Data section:
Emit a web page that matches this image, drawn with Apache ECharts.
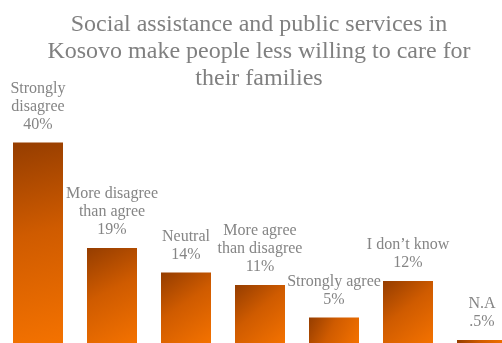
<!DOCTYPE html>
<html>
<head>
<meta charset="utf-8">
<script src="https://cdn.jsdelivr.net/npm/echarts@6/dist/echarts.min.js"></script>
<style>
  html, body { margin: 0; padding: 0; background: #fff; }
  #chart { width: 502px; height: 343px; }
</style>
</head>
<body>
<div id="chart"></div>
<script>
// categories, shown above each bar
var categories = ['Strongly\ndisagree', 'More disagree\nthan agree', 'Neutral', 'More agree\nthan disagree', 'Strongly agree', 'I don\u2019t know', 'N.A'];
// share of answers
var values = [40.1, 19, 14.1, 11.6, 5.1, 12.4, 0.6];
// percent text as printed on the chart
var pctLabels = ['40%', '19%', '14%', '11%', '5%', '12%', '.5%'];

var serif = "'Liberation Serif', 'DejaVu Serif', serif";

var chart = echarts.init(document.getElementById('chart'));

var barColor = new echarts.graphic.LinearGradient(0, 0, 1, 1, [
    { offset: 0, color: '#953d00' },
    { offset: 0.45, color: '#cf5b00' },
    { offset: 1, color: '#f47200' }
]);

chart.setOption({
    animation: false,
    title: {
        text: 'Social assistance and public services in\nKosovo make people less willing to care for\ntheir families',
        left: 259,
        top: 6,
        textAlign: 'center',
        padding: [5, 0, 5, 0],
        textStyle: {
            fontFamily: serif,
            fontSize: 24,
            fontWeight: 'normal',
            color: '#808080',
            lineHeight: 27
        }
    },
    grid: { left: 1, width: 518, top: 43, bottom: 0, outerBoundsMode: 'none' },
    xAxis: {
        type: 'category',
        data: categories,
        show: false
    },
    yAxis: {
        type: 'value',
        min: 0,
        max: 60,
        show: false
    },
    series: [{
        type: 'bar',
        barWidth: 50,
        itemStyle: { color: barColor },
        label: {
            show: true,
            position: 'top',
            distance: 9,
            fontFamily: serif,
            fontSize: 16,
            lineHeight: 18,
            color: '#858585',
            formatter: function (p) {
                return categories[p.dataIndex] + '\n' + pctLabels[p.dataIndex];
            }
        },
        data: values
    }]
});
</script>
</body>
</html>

What you should do:
Make an exact copy of the whole listing, but don't bring over any pictures.

Exercise result:
Emit a web page that matches this image, drawn with Apache ECharts.
<!DOCTYPE html>
<html>
<head>
<meta charset="utf-8">
<script src="https://cdn.jsdelivr.net/npm/echarts@6/dist/echarts.min.js"></script>
<style>
  html, body { margin: 0; padding: 0; background: #fff; }
  #chart { width: 502px; height: 343px; }
</style>
</head>
<body>
<div id="chart"></div>
<script>
// categories, shown above each bar
var categories = ['Strongly\ndisagree', 'More disagree\nthan agree', 'Neutral', 'More agree\nthan disagree', 'Strongly agree', 'I don\u2019t know', 'N.A'];
// share of answers
var values = [40.1, 19, 14.1, 11.6, 5.1, 12.4, 0.6];
// percent text as printed on the chart
var pctLabels = ['40%', '19%', '14%', '11%', '5%', '12%', '.5%'];

var serif = "'Liberation Serif', 'DejaVu Serif', serif";

var chart = echarts.init(document.getElementById('chart'));

var barColor = new echarts.graphic.LinearGradient(0, 0, 1, 1, [
    { offset: 0, color: '#953d00' },
    { offset: 0.45, color: '#cf5b00' },
    { offset: 1, color: '#f47200' }
]);

chart.setOption({
    animation: false,
    title: {
        text: 'Social assistance and public services in\nKosovo make people less willing to care for\ntheir families',
        left: 259,
        top: 6,
        textAlign: 'center',
        padding: [5, 0, 5, 0],
        textStyle: {
            fontFamily: serif,
            fontSize: 24,
            fontWeight: 'normal',
            color: '#808080',
            lineHeight: 27
        }
    },
    grid: { left: 1, width: 518, top: 43, bottom: 0, outerBoundsMode: 'none' },
    xAxis: {
        type: 'category',
        data: categories,
        show: false
    },
    yAxis: {
        type: 'value',
        min: 0,
        max: 60,
        show: false
    },
    series: [{
        type: 'bar',
        barWidth: 50,
        itemStyle: { color: barColor },
        label: {
            show: true,
            position: 'top',
            distance: 9,
            fontFamily: serif,
            fontSize: 16,
            lineHeight: 18,
            color: '#858585',
            formatter: function (p) {
                return categories[p.dataIndex] + '\n' + pctLabels[p.dataIndex];
            }
        },
        data: values
    }]
});
</script>
</body>
</html>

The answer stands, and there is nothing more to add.